What if the location with the highest amount of thefts isn’t a discrete, arbitrary circle somewhere in the city, but rather a contiguous area with similar charactersistics? Cluster analysis looks for statistically significant and contiguous clusters of areas with similar values. When we run run cluster analysis on the theft-by-block file, using inverse manhattan distance, we get this:

This map shows three kinds of clusters: Clusters where high amounts of thefts happened in a block surrounded by low-theft blocks (HL), high amounts of thefts happened in a block surrounded by other high-theft blocks (HH), and low amounts of thefts happened in areas surrounded by high-theft blocks.
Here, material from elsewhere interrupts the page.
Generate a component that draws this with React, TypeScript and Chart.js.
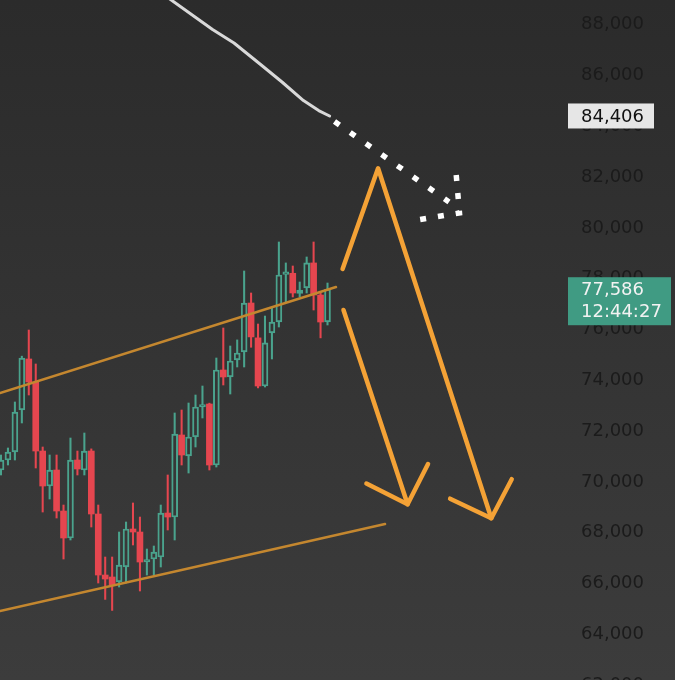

Welp. Better lock up your bikes, Philadelphians.

Additional Considerations

Other things to consider: Time: All of these operations used all six years’ worth of data. What if I’d just used 2010? 2012? The clusters, hotspots, and prime locations would probably be entirely different! All of this map data was calculated using a projected coordinate system, North American Datum 1983 State Plane Pennsylvania South. In plain English, we chose to use a warped measurement system that would reduce distortion and preserve certain attributes (distance, area) at the local level. The default Tableau map projection is Web Mercator, which is a projection system used to make 256×256 pixel tiles, and it distorts accuracy the further away from the equator the measurements are being taken. This might account for Greg’s cluster of 15 points at a small location that I couldn’t replicate. Another thing to consider is geocoding inaccuracy. If many addresses were unable to be geocoded to the exact address, they might have defaulted to city name (Philadelphia), which could also account for multiple locations falling at the exact same point near City Hall (perhaps a commonly used location for geocoding to “Philadelphia”).

Cartography is both an art and a science. The decisions the cartographer makes hugely inform the results. With the popularity of easy web-mapping tools like CartoDB, and other tools that provide light mapping capabilities like Tableau, it’s more important than ever to be a discerning producer and consumer of cartography.